Asia-Pacific labour market insights

Getting older: Confronting Asia and the Pacific’s ageing labour force

Asia and the Pacific’s ageing population is a trend that is expected to steadily increase. Ageing societies means older labour forces and higher old-age dependency ratios, increasing the pressures on economies to close pension and social protection coverage gaps.

Analysis | 08 September 2021

The median age of all ASEAN +61 countries labour force is rising, with the pace expected to accelerate significantly over the next 10 years in countries such as Lao People’s Democratic Republic, Malaysia and Viet Nam. Ageing societies lead to increases in old-age dependency ratios, measured as the size of the older population (65+) as a share of the prime working-age population (15-64). Japan has the highest ratio, with almost half of the working population being elderly.
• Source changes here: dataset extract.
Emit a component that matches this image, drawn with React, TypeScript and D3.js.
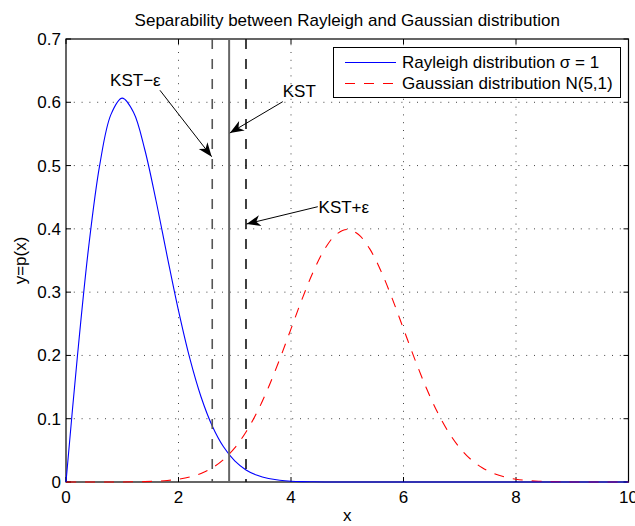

With ageing populations comes increased pressure on national pension systems. The consequences of a rapidly ageing society differ between high-income countries with sufficient capacity for universal pension and/or health care and middle-income countries with limited fiscal resources. The range of persons above the statutory pensionable age receiving an old-age pension among ASEAN +6 runs from above 90 per cent in Japan and New Zealand to less than 20 per cent in Cambodia, Indonesia and Malaysia.2  Despite some progress, pensions systems in the region are not yet up for the challenge of meeting a rising elderly population.3

1 ASEAN+6 comrpises of ASEAN’s 10 countries as well as China, Japan, South Korea, Australia, New Zealand and India.
2 ILO World Social Protection Database.
3 UNESCAP and ILO, The protection we want: Social Outlook for Asia and the Pacific, 2020, Chapter 5.